A member of al-Qaeda in the Arabian Peninsula (AQAP), which is based in Yemen, was arraigned Friday in federal court in New York City after being extradited by the Nigerian government, according to the U.S. Attorney in Brooklyn, N.Y.
The suspect, Lawal Olaniyi Babafemi, a Nigerian citizen, is charged with providing material support to a foreign terrorist organization, as designated by the U.S. Departments of State and Treasury.
Babafemi is also charged with using firearms in furtherance of that crime. At this initial appearance in court in the United States after his extradition from Nigeria, Babafemi was ordered held without bail by Judge John Gleeson at the federal court building in borough of Brooklyn, N.Y.
“As alleged in the indictment, the defendant was a member of a violent terrorist organization bent on doing harm to the United States and its allies. The defendant threw his efforts behind al-Qaeda in the Arabian Peninsula’s media, recruitment, and weapons training campaigns in an effort to strengthen the terrorist group’s grip on the region and extend its reach throughout the world.
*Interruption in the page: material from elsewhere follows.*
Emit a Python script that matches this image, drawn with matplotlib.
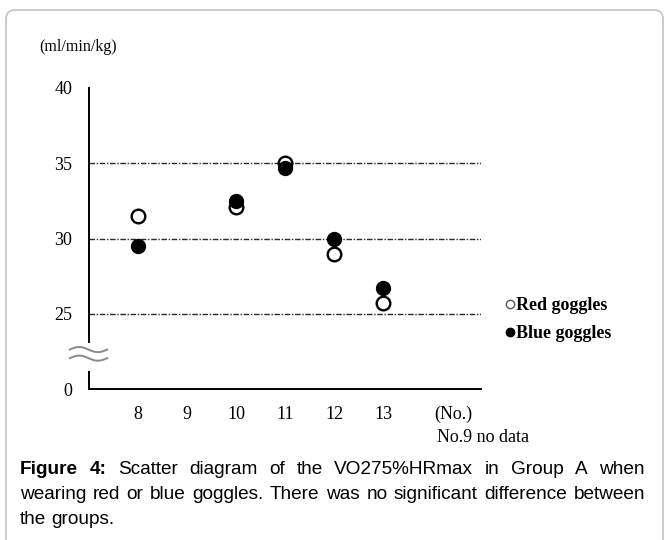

We will use every tool at our disposal to combat al Qaeda and other terrorist groups in a manner consistent with our laws,” stated United States Attorney Loretta Lynch.
According to court documents and the record of Friday's arraignment, between January 2010 and August 2011, the 33-year-old suspect traveled from Nigeria to Yemen to meet and train with leaders of AQAP, the Yemen-based branch of al Qaeda. According to U.S. counterterrorists, Babadfemi made the trip to Yemen at least twice.
According to the prosecutors, Babafemi assisted in AQAP’s English-language media operations, which includes the publication of the jihadist magazine Inspire.
At the direction of the now-deceased senior AQAP leader, American-born Anwar al-Awlaqi, Babafemi was paid by AQAP almost $9,000 in cash to help recruit other English-speakers from Nigeria to join AQAP. While in Yemen, Babafemi also underwent weapons training from AQAP.
On Feb. 21, 2013, a federal grand jury in Brooklyn returned a sealed indictment charging the defendant with one count of conspiracy to provide material support to AQAP, one count of providing and attempting to provide material support to AQAP, one count of unlawful use of machine guns, and one count of conspiracy to unlawfully use machine guns.
If convicted, the defendant faces up to 15 years in prison on each of the material support charges and up to life on each of the firearms charges, according to law enforcement officials.